The Miami Heat have overtaken the Indiana Pacers for the top record in the Eastern Conference with nine games left in their season. After trailing Indiana all season, Miami has put itself in prime position to land home-court advantage throughout the East's side of the postseason bracket.
Still, whether or not Miami's slim lead holds (they lead by merely .06 winning percentage points), the Heat will undoubtedly enter the playoffs as the favorites to earn their fourth consecutive trip to the NBA Finals.
There was a time when it was conceivable for some to view the Pacers as the most likely league Finals representative from the East.
Their size and incredible defense have long made them a tough matchup for Miami. The Pacers took the Heat to seven games in the 2013 Eastern Conference Finals and have proven to be a better team than they were a year ago, already exceeding last season's win total by three games.
But as teams should be finding their stride nearing the postseason, Indiana is playing its worst basketball of the season.
The Pacers offense, while never great, has been an atrocity lately. Indiana scored over 100 points just three times in March and has topped 80 points once in its past six games. Indy now finds itself ranked 22nd in points per 100 possessions, per Basketball-Reference.com.
There are numerous reasons for this.
After a blazing hot start to the year, Paul George has regressed to the sometimes inefficient scorer he's proven to be throughout his career. He's shot an absolutely putrid 38.4 percent from the field in February and March. As pointed out by Ethan Sherwood Strauss of TrueHoop, a lot of George's struggles are coming close to the basket, which is pretty remarkable.
George is shooting only 47 percent on layups this season, worse than Ricky Rubio. So much focus is on his 'shooting woes,' but a lot of the shots George is shanking are right at the rim. His lack of balance around the hoop is the principle difference between George and other elite offensive wings.

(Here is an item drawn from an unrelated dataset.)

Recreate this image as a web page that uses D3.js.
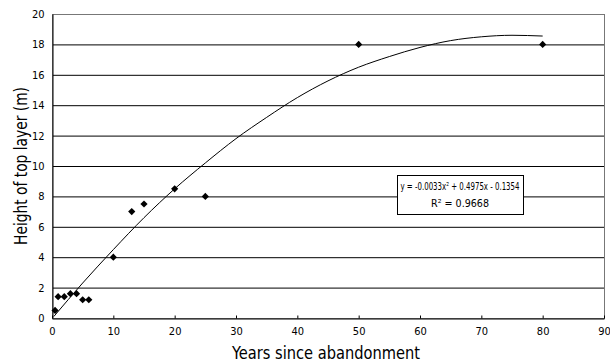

Compare that to LeBron James, who's converting 78.2 percent of his shots within five feet of the basket, according to NBA.com.
Also, while Roy Hibbert dominated Miami for a half on March 26, the Pacers big man isn't making a grand offensive impact lately (just 9.7 points per game in March). Although Indiana's not doing a great job of getting him the ball, Hibbert's also not capitalizing on the touches he does get.
It's not just those two guys who aren't playing their best, though. The Pacers, as a whole, are collapsing. Their spacing and ball movement are laughable at this point. Their key acquisitions (Evan Turner, Luis Scola and Andrew Bynum) have all been busts.
And as the losses pile up (11-10 in their last 21 games), the players are turning on each other. Lance Stephenson and George Hill had to be separated after an extremely heated exchanged during Indy's 103-77 loss to the San Antonio Spurs on Tuesday, according to ESPN.com's Brian Windhorst.
Hibbert also called out teammates for being selfish after the loss to the Washington Wizards on Friday, according to David Aldridge of NBA.com, and added after the blowout to the Spurs that Indiana doesn't deserve the East's top seed, according to Bob Kravitz of the Indianapolis Star.
The Pacers better hope they become deserving of that top seed, because if they don't earn it, their chances of topping Miami in a potential Eastern Conference Finals matchup are slim. One could make the case it's a necessity for Indiana. The Pacers put so much importance on landing the No. 1 seed; not landing it could be emotionally crippling.
Ethan J. Skolnick of B/R writes of the Heat's quest for the No. 1 seed:
It's about denying the Pacers—a team Miami does not much like—something they deeply desire. It's about dealing them another psychological blow when they've already shown signs of fragility, struggling to adjust to being hunted.
Even while Miami is on the verge of delivering that blow, it isn't playing its best basketball, either. LeBron James and Co. had a stretch earlier in March in which they lost five of six games.
But we know the Heat have another gear they can go to in the playoffs; they'll clamp down and stifle teams defensively and beat teams with incredible ball movement and efficient shots on the other end. We know Miami is being extremely careful with Dwyane Wade's health right now to make sure he'll be at his best for playoff time. We know the Heat still have the best player in the league in LeBron.
However, the Pacers don't have another gear. While we know they're obviously capable of better play, effort is not an issue right now. They're playing hard, desperately craving that No. 1 seed. And they don't have two future Hall of Famers, like Wade and Allen, who aren't playing right now to come and save the day. And George most certainly isn't James.
No. 1 seed or not, Indiana is in deep trouble. That once-seemingly inevitable Eastern Conference Finals matchup between the Heat and Pacers isn't a lock. It wouldn't be stunning at all to see Indiana knocked off by either the Chicago Bulls or the Brooklyn Nets in a possible Round 2 matchup.
The Pacers (at their best) are the only team in the East capable of beating the Heat in a playoff series, and if someone else were to take them out early, Miami would be as close as to a lock for another Finals appearance as one can be.
With Indiana as vulnerable as it is right now, the Heat are looking pretty close to a sure thing, regardless.